▸ **Data shown**

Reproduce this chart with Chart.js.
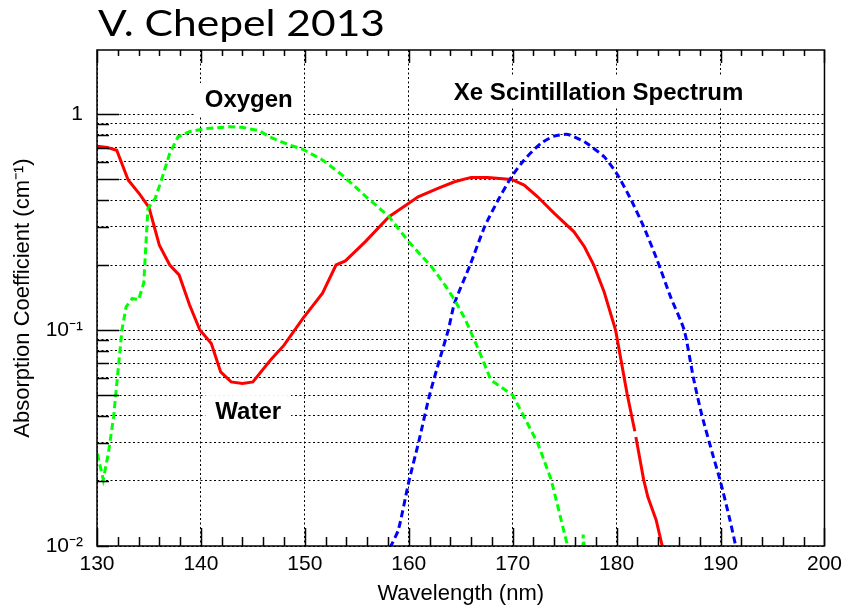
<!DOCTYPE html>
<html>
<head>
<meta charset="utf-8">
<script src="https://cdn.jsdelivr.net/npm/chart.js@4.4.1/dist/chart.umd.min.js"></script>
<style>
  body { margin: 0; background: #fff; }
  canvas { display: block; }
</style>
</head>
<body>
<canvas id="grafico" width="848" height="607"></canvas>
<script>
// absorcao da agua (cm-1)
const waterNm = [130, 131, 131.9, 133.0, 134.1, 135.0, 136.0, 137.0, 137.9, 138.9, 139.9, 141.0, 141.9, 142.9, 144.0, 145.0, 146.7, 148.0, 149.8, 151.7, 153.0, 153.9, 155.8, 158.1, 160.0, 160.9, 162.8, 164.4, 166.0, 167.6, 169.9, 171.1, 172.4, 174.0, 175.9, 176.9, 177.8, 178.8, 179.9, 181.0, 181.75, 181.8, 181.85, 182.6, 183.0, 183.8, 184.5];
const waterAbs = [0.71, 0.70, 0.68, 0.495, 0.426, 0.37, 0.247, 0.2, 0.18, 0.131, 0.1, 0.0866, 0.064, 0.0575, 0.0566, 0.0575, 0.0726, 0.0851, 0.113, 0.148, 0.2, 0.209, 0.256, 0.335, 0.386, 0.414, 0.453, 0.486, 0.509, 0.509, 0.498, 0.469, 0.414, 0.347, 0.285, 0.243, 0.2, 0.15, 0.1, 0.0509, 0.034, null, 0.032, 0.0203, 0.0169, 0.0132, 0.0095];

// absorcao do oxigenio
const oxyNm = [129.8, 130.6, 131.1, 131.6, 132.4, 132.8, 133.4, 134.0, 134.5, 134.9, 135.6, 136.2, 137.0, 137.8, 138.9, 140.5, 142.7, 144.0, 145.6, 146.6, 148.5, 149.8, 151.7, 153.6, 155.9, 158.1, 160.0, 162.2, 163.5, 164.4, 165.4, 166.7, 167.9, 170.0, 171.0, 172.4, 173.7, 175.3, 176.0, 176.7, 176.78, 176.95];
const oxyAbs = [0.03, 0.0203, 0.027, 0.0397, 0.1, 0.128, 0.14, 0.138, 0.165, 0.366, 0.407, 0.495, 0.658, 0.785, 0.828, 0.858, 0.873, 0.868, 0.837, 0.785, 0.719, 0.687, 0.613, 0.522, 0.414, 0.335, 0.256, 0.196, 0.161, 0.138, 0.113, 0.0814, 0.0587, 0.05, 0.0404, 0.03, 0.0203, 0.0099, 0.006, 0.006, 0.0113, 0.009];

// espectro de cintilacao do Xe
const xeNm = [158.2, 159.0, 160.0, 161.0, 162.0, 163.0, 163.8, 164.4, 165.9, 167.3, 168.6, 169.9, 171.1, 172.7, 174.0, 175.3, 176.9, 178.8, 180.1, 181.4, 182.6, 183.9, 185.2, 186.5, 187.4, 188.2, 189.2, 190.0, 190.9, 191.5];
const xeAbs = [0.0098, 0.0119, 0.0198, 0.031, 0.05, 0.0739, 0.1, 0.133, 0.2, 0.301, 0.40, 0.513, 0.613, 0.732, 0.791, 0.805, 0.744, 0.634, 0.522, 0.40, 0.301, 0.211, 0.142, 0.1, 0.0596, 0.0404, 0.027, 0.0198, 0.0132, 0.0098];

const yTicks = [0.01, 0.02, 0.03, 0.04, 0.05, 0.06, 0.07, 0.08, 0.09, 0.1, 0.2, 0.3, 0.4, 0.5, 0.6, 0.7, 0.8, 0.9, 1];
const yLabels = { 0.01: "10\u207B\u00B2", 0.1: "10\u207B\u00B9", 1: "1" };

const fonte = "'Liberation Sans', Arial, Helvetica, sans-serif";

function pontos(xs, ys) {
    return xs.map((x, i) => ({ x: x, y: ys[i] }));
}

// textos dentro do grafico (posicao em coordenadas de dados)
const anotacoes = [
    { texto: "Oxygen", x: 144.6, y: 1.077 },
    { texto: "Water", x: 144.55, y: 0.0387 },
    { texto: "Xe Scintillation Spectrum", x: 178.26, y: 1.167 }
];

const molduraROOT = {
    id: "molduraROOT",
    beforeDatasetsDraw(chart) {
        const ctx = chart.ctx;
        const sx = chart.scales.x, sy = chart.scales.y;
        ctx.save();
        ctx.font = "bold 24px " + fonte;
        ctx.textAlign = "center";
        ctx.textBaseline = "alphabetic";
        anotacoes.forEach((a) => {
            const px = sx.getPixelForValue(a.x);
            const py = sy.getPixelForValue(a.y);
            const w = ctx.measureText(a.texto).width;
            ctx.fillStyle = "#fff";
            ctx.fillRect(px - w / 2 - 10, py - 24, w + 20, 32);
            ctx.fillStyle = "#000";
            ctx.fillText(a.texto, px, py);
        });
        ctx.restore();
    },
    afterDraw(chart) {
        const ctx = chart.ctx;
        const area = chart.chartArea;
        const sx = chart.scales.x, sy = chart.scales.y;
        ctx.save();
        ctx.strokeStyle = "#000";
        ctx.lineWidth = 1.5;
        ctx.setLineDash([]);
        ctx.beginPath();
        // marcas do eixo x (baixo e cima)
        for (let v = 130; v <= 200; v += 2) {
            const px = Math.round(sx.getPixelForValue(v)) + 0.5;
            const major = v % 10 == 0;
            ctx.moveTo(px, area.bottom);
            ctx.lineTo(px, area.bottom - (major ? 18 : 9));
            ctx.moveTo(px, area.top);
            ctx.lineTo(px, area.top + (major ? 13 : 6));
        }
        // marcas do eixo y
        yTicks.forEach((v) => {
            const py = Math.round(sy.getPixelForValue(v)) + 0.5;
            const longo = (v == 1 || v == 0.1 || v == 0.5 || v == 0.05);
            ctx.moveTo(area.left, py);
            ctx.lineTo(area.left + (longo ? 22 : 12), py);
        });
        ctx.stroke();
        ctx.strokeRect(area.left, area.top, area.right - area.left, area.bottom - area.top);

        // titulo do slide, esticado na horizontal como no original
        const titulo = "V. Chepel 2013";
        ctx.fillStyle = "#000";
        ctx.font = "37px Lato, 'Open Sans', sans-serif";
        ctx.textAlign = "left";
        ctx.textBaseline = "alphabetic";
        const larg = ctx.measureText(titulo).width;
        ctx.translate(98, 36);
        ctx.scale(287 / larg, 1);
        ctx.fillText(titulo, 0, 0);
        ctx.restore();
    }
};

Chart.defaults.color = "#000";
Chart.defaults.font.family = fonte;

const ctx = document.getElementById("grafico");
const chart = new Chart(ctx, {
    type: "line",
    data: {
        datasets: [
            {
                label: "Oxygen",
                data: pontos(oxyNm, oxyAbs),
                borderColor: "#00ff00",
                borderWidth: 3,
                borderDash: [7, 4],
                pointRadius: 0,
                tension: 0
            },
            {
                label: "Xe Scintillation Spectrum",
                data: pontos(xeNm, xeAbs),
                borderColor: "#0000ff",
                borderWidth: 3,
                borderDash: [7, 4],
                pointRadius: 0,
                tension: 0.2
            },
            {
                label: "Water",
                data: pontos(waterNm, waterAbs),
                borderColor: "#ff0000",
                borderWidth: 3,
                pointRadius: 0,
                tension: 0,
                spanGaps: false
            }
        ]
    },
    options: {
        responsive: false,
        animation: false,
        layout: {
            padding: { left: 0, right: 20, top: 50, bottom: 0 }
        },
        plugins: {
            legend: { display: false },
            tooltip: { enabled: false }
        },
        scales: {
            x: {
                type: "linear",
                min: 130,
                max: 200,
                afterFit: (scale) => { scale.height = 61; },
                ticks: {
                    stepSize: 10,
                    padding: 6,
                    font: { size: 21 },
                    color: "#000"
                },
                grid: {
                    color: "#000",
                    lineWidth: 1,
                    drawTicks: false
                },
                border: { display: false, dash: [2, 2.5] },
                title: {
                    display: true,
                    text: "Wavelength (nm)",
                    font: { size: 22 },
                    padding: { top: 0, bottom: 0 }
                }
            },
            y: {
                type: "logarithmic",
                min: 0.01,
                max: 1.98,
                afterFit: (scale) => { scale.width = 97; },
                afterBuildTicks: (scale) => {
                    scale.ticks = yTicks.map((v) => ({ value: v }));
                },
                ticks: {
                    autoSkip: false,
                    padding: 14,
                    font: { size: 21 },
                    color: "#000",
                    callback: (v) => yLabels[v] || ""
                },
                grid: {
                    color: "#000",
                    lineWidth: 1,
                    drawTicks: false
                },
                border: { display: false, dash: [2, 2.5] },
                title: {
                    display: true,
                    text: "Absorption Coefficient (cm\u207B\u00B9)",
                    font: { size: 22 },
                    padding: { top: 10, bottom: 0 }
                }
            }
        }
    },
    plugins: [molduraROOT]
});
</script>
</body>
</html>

▸ **Request**
Please repeat exactly the data above from its first line to the line that contains "0.006, 0.0113, 0.009];", inclusive, and leave every picture out.

▸ **Finished task**
Reproduce this chart with Chart.js.
<!DOCTYPE html>
<html>
<head>
<meta charset="utf-8">
<script src="https://cdn.jsdelivr.net/npm/chart.js@4.4.1/dist/chart.umd.min.js"></script>
<style>
  body { margin: 0; background: #fff; }
  canvas { display: block; }
</style>
</head>
<body>
<canvas id="grafico" width="848" height="607"></canvas>
<script>
// absorcao da agua (cm-1)
const waterNm = [130, 131, 131.9, 133.0, 134.1, 135.0, 136.0, 137.0, 137.9, 138.9, 139.9, 141.0, 141.9, 142.9, 144.0, 145.0, 146.7, 148.0, 149.8, 151.7, 153.0, 153.9, 155.8, 158.1, 160.0, 160.9, 162.8, 164.4, 166.0, 167.6, 169.9, 171.1, 172.4, 174.0, 175.9, 176.9, 177.8, 178.8, 179.9, 181.0, 181.75, 181.8, 181.85, 182.6, 183.0, 183.8, 184.5];
const waterAbs = [0.71, 0.70, 0.68, 0.495, 0.426, 0.37, 0.247, 0.2, 0.18, 0.131, 0.1, 0.0866, 0.064, 0.0575, 0.0566, 0.0575, 0.0726, 0.0851, 0.113, 0.148, 0.2, 0.209, 0.256, 0.335, 0.386, 0.414, 0.453, 0.486, 0.509, 0.509, 0.498, 0.469, 0.414, 0.347, 0.285, 0.243, 0.2, 0.15, 0.1, 0.0509, 0.034, null, 0.032, 0.0203, 0.0169, 0.0132, 0.0095];

// absorcao do oxigenio
const oxyNm = [129.8, 130.6, 131.1, 131.6, 132.4, 132.8, 133.4, 134.0, 134.5, 134.9, 135.6, 136.2, 137.0, 137.8, 138.9, 140.5, 142.7, 144.0, 145.6, 146.6, 148.5, 149.8, 151.7, 153.6, 155.9, 158.1, 160.0, 162.2, 163.5, 164.4, 165.4, 166.7, 167.9, 170.0, 171.0, 172.4, 173.7, 175.3, 176.0, 176.7, 176.78, 176.95];
const oxyAbs = [0.03, 0.0203, 0.027, 0.0397, 0.1, 0.128, 0.14, 0.138, 0.165, 0.366, 0.407, 0.495, 0.658, 0.785, 0.828, 0.858, 0.873, 0.868, 0.837, 0.785, 0.719, 0.687, 0.613, 0.522, 0.414, 0.335, 0.256, 0.196, 0.161, 0.138, 0.113, 0.0814, 0.0587, 0.05, 0.0404, 0.03, 0.0203, 0.0099, 0.006, 0.006, 0.0113, 0.009];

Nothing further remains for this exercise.